While some marketers struggle gallantly to preserve the old ways, others rush excitedly into the fray. Some encounter a great deal of success while others experience epic fails. Today's marketers are held to strict standards of analytics and accountability. They must meet sales goals with a consumer who is increasingly fickle and Millennials who seem programmed to mistrust corporate dogma. Endless content opportunities are available, but the challenge is choosing which will be most effective. Finally, a guidebook for today's generation of marketers is available to lead the way. Evolve: Marketing (^as we know it) is Doomed, by Hessie Jones and Daniel Newman, is the Ogilvy manual for the 21st century.
Designed to create brand advocates, the book sets out to explain the new rules of the marketing game. Packed with personal knowledge, crystal clear examples and helpful case studies, the authors have also wisely chosen to start individual chapters with leading insights from today's top marketing minds. Olivier Blanchard, Gini Dietrich, Sam Fiorella, Shelly Kramer and more get the reader set for what's to come. Then Jones and Newman take over with their straightforward approach for achieving ROI rather than simply chasing meaningless metrics such as views, likes and retweets. They state their case rather simply: "The smart Marketers realize that the value of retaining amazing customers is far less costly than acquiring new ones."
The New Era of Consumer Collaboration
Jones and Newman reveal that one of the biggest changes to impact the future of marketing is the move to customer centricity. It is no longer effective to just communicate to prospects and customers. The new direction for marketing is to achieve community and collaborate with loyal customers who spread the brand promise. One chapter in the book proudly proclaims that, "Community takes time, but consistency and commitment unearth significant benefits."
Author Hessie Jones is no stranger to the new world of marketing.

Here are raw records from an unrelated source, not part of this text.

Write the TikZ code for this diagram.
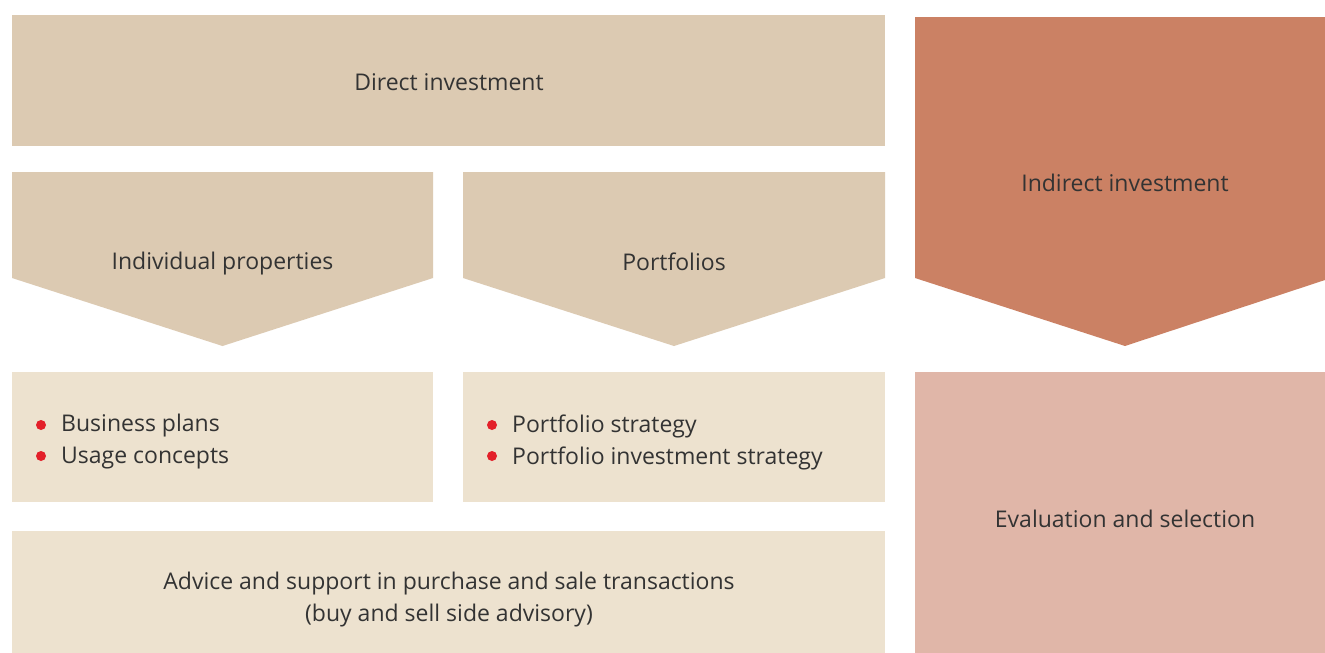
\documentclass[tikz,border=0pt]{standalone}
\usepackage{fontspec}
\setmainfont{Open Sans}
\definecolor{dirc}{HTML}{DCCAB2}
\definecolor{lightc}{HTML}{EDE2CF}
\definecolor{indc}{HTML}{CB8164}
\definecolor{evalc}{HTML}{E0B6A8}
\definecolor{txtc}{HTML}{333333}
\definecolor{bulc}{HTML}{E3202A}
\begin{document}
\begin{tikzpicture}[x=1pt,y=-1pt,
  box/.style={inner sep=0pt,outer sep=0pt,anchor=north west},
  lbl/.style={text=txtc,font=\fontsize{23}{32}\selectfont,inner sep=0pt,align=center},
  bul/.style={text=txtc,font=\fontsize{23}{32}\selectfont,inner sep=0pt,align=left,anchor=west},
  dot/.style={circle,fill=bulc,inner sep=0pt,minimum size=10pt}]
\useasboundingbox[fill=white] (0,0) rectangle (1325,653);
% direct investment
\node[box,fill=dirc,minimum width=873pt,minimum height=131pt] (direct) at (12,15) {};
\node[lbl] (directl) at (449,82) {Direct investment};
% pentagons
\fill[dirc] (12,172) -- (433,172) -- (433,278) -- (222.5,346) -- (12,278) -- cycle;
\node[lbl] (indiv) at (222.5,264) {Individual properties};
\fill[dirc] (463,172) -- (885,172) -- (885,278) -- (674,346) -- (463,278) -- cycle;
\node[lbl] (portf) at (674,262) {Portfolios};
\fill[indc] (915,17) -- (1325,17) -- (1325,280) -- (1125,346) -- (915,278) -- cycle;
\node[lbl] (indirect) at (1125,183) {Indirect investment};
% bullet boxes
\node[box,fill=lightc,minimum width=421pt,minimum height=130pt] (b1) at (12,372) {};
\node[dot] (d11) at (41,425) {};
\node[dot] (d12) at (41,456) {};
\node[bul] (t11) at (61,426) {Business plans};
\node[bul] (t12) at (61,458) {Usage concepts};
\node[box,fill=lightc,minimum width=422pt,minimum height=130pt] (b2) at (463,372) {};
\node[dot] (d21) at (492,425) {};
\node[dot] (d22) at (492,456) {};
\node[bul] (t21) at (512,426) {Portfolio strategy};
\node[bul] (t22) at (512,458) {Portfolio investment strategy};
% advice
\node[box,fill=lightc,minimum width=873pt,minimum height=122pt] (adv) at (12,531) {};
\node[lbl] (advl) at (449,600) {Advice and support in purchase and sale transactions\\(buy and sell side advisory)};
% evaluation
\node[box,fill=evalc,minimum width=410pt,minimum height=281pt] (eval) at (915,372) {};
\node[lbl] (evall) at (1125,519) {Evaluation and selection};
\end{tikzpicture}
\end{document}
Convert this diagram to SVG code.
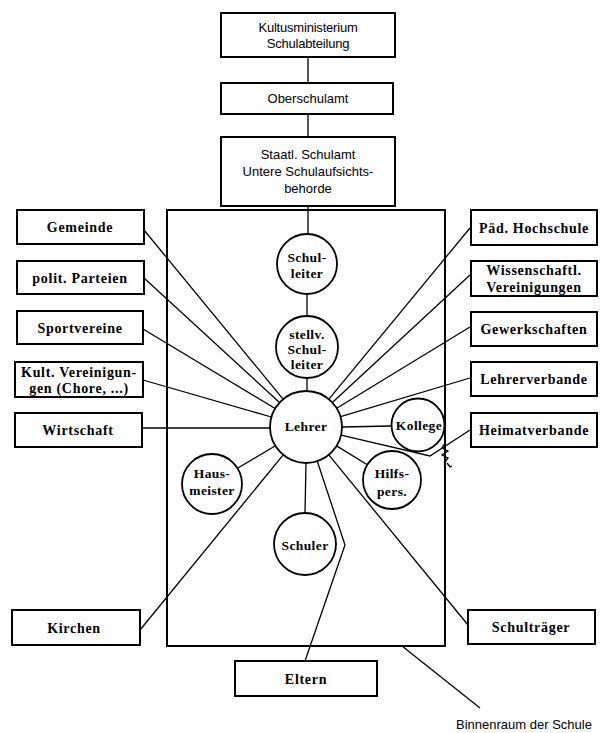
<svg xmlns="http://www.w3.org/2000/svg" width="601" height="733" viewBox="0 0 601 733">
<style>
.box{fill:#fff;stroke:#000;stroke-width:2}
.frame{fill:none;stroke:#000;stroke-width:2}
.circ{fill:#fff;stroke:#000;stroke-width:1.8}
.ln{fill:none;stroke:#000;stroke-width:1.3}
.lbl{font-family:"Liberation Serif","Times New Roman",serif;font-weight:bold;font-size:14px;letter-spacing:0.7px;text-anchor:middle;dominant-baseline:central;fill:#000}
.cl{font-family:"Liberation Serif","Times New Roman",serif;font-weight:bold;font-size:13.5px;letter-spacing:0.4px;text-anchor:middle;dominant-baseline:central;fill:#000}
.top{font-family:"Liberation Sans",Arial,sans-serif;font-size:13px;text-anchor:middle;dominant-baseline:central;fill:#000}
</style>
<rect class="frame" x="167" y="210" width="278" height="436"/>
<g id="connectors">
<path class="ln" d="M308,57V83M308,114V137M308,206V234M307,294V316M307,378V391"/>
<line class="ln" x1="144" y1="230" x2="283.1" y2="399.2"/>
<line class="ln" x1="144" y1="278" x2="279.5" y2="402.6"/>
<line class="ln" x1="143" y1="329" x2="275.1" y2="408.5"/>
<line class="ln" x1="143" y1="380" x2="271.4" y2="417"/>
<line class="ln" x1="142" y1="428" x2="270" y2="428"/>
<line class="ln" x1="140" y1="630" x2="283.2" y2="454.9"/>
<line class="ln" x1="470" y1="228" x2="328.9" y2="399.2"/>
<line class="ln" x1="470" y1="275" x2="332.4" y2="402.5"/>
<line class="ln" x1="470" y1="327" x2="336.7" y2="408.2"/>
<line class="ln" x1="470" y1="378" x2="340.5" y2="416.7"/>
<line class="ln" x1="342" y1="427" x2="391" y2="426"/>
<polyline class="ln" points="470,430 430,456 341.1,435.2"/>
<line class="ln" x1="336.6" y1="445.9" x2="367.3" y2="464.8"/>
<line class="ln" x1="328.8" y1="454.9" x2="468" y2="625"/>
<line class="ln" x1="306" y1="463" x2="305" y2="513"/>
<polyline class="ln" points="317.3,461.2 345,545 305,661"/>
<line class="ln" x1="275" y1="446" x2="238" y2="468"/>
<line class="ln" x1="402" y1="646" x2="480" y2="708"/>
<path class="ln" d="M445,443l-3,5l6,3l-6,4l6,3l-4,5M447,463l3,4l2,-1"/>
</g>
<g id="kultusministerium"><rect class="box" x="221" y="13" width="174" height="44"/><text class="top" x="308" y="27" font-size="12" letter-spacing="-0.2">Kultusministerium</text><text class="top" x="308" y="43" font-size="12" letter-spacing="-0.2">Schulabteilung</text></g>
<g id="oberschulamt"><rect class="box" x="221" y="83" width="172" height="31"/><text class="top" x="308" y="98">Oberschulamt</text></g>
<g id="staatl-schulamt"><rect class="box" x="221" y="137" width="174" height="69"/><text class="top" x="308" y="154">Staatl. Schulamt</text><text class="top" x="308" y="171">Untere Schulaufsichts-</text><text class="top" x="308" y="188">behorde</text></g>
<g id="gemeinde"><rect class="box" x="17" y="210" width="127" height="34"/><text class="lbl" x="80" y="227">Gemeinde</text></g>
<g id="parteien"><rect class="box" x="17" y="261" width="127" height="33"/><text class="lbl" x="80" y="278">polit. Parteien</text></g>
<g id="sportvereine"><rect class="box" x="17" y="311" width="126" height="33"/><text class="lbl" x="80" y="328">Sportvereine</text></g>
<g id="kult-vereinigungen"><rect class="box" x="15" y="362" width="128" height="35"/><text class="lbl" x="79" y="372">Kult. Vereinigun-</text><text class="lbl" x="79" y="388">gen (Chore, ...)</text></g>
<g id="wirtschaft"><rect class="box" x="15" y="413" width="127" height="34"/><text class="lbl" x="78" y="430">Wirtschaft</text></g>
<g id="kirchen"><rect class="box" x="12" y="610" width="128" height="35"/><text class="lbl" x="74" y="628">Kirchen</text></g>
<g id="eltern"><rect class="box" x="235" y="661" width="142" height="35"/><text class="lbl" x="306" y="679">Eltern</text></g>
<g id="schultraeger"><rect class="box" x="468" y="610" width="127" height="34"/><text class="lbl" x="531" y="627">Schulträger</text></g>
<g id="paed-hochschule"><rect class="box" x="471" y="210" width="126" height="35"/><text class="lbl" x="534" y="228">Päd. Hochschule</text></g>
<g id="wissenschaftl"><rect class="box" x="471" y="261" width="126" height="35"/><text class="lbl" x="534" y="270">Wissenschaftl.</text><text class="lbl" x="534" y="287">Vereinigungen</text></g>
<g id="gewerkschaften"><rect class="box" x="471" y="312" width="126" height="34"/><text class="lbl" x="534" y="329">Gewerkschaften</text></g>
<g id="lehrerverbande"><rect class="box" x="471" y="362" width="126" height="34"/><text class="lbl" x="534" y="379">Lehrerverbande</text></g>
<g id="heimatverbande"><rect class="box" x="471" y="413" width="126" height="34"/><text class="lbl" x="534" y="430">Heimatverbande</text></g>
<g id="schulleiter"><circle class="circ" cx="307" cy="264" r="30"/><text class="cl" x="307" y="257">Schul-</text><text class="cl" x="307" y="273">leiter</text></g>
<g id="stellv-schulleiter"><circle class="circ" cx="307" cy="347" r="31"/><text class="cl" x="307" y="334">stellv.</text><text class="cl" x="307" y="349">Schul-</text><text class="cl" x="307" y="364">leiter</text></g>
<g id="lehrer"><circle class="circ" cx="306" cy="427" r="36" stroke-width="2.2"/><text class="cl" x="306" y="426">Lehrer</text></g>
<g id="kollege"><circle class="circ" cx="418" cy="425" r="26.5"/><text class="cl" x="419" y="425">Kollege</text></g>
<g id="hausmeister"><circle class="circ" cx="212" cy="484" r="30"/><text class="cl" x="212" y="473">Haus-</text><text class="cl" x="212" y="490">meister</text></g>
<g id="hilfspers"><circle class="circ" cx="392" cy="480" r="29"/><text class="cl" x="392" y="473">Hilfs-</text><text class="cl" x="392" y="491">pers.</text></g>
<g id="schuler"><circle class="circ" cx="305" cy="544" r="31"/><text class="cl" x="305" y="545">Schuler</text></g>
<text class="top" x="524" y="724" font-size="12">Binnenraum der Schule</text>
</svg>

CEO of ArCompany, she is a seasoned digital strategist with extensive experience in technology, start-ups, banking, advertising and social media. She has personally witnessed the transition from creating markets for products to creating consumer collaboration. "Customer centricity is essential in today's economy because customer loyalty is fleeting," she proclaims. "Since the path to purchase is dictated by the customer, retention becomes a much harder challenge."
The book reminds readers that our "always-on" economy means there are no set hours for purchase. The evolution of one-to-one marketing must also be accomplished during a time of omnichannel communications. Marketers need to be prepared to provide a unified communication strategy across all customer touch points: retail locations, websites, and customer call centers. Customers determine their influences through the purchase journey. The mobile medium allows customers to go to review sites, do price comparisons and even take pictures of a potential purchase, and send it to a circle of people who will then influence their decision.
Despite marketing's globalization, the book also unveils a return to a sort of hyper-localization. Similar to the "mom and pop" stores of old where each customer was individually valued, modern-day dynamics attempt to determine the optimal time to send the relevant offer to the customer at a time they are most predisposed to respond. Jones and Newman believe that the very infrastructure of the organization needs to change to allow the view of the individual customer to surface.
Embrace the Change
Another issue addressed in this book is exploring how the Millennial Generation is forcing marketers to change. Author Newman, himself a Millennial, grew up with today's communication-enabling technology and believes that his generation is dictating this move towards customer centricity. Trust is also a significant component of purchase for Millennials. They are distrusting of government, and large establishments, however they can be brand loyal. Their media influences make them harder to find and even harder to motivate to action. Instead of being in control, marketers now have to deal with the fact that the buyer's journey is highly self-directed. Where the company used to direct the path to purchase, it must now yield its capabilities to react and flow to a path dictated by the consumer.
Chandar Pattabhiram of Marketo recently dubbed the coming period as the "era of engagement marketing," noting that we have moved from mass media marketing to transactional marketing , and are now going forward to forging "deeper relationships with prospects/customers throughout the buyer's journey." Jones attests that, "The operational/process upheaval that will be required to enable this is significant. Accountability will expand to own more of the customer experience side of the buyer's journey."
Big Data and Personal Privacy
Two chapters sum up the contradictory challenges faced by modern marketing: "Big Data: Making Things Easy for Marketers and Companies" and "The Dichotomy of Privacy and Increasing Data Transparency." These grapple with the issues of effectively using the inordinate amount of personal data that is available, while recognizing the consumer's need for privacy. Until now, research was managed in a controlled environment. The assumption was that extrapolating results to a larger group under the same conditions would yield the same results within a narrowly defined margin of error.
Big Data yields different results, Jones says. "Big Data's unstructured nature makes it increasingly difficult to capture, let alone develop, any real standards. Its true value is that it analyzes events that have already happened. I often write about the amount of guesswork that businesses do to create hypotheses about their ideal customer, their purchase triggers and propensities." All of this takes place against the constant backdrop of privacy - how much knowledge is too much, and when is it inappropriate? Marketing must also evolve to insure that the information it collects is essential to the promises it hopes to deliver.
EVOLVE shows businesses how to transform their thinking so they can sustain themselves. Marketing, as we know it, is indeed doomed. But perhaps this new age of marketing will yield even stronger results and more powerful consumer bonds - the old king may be dead, but long live the new marketing king.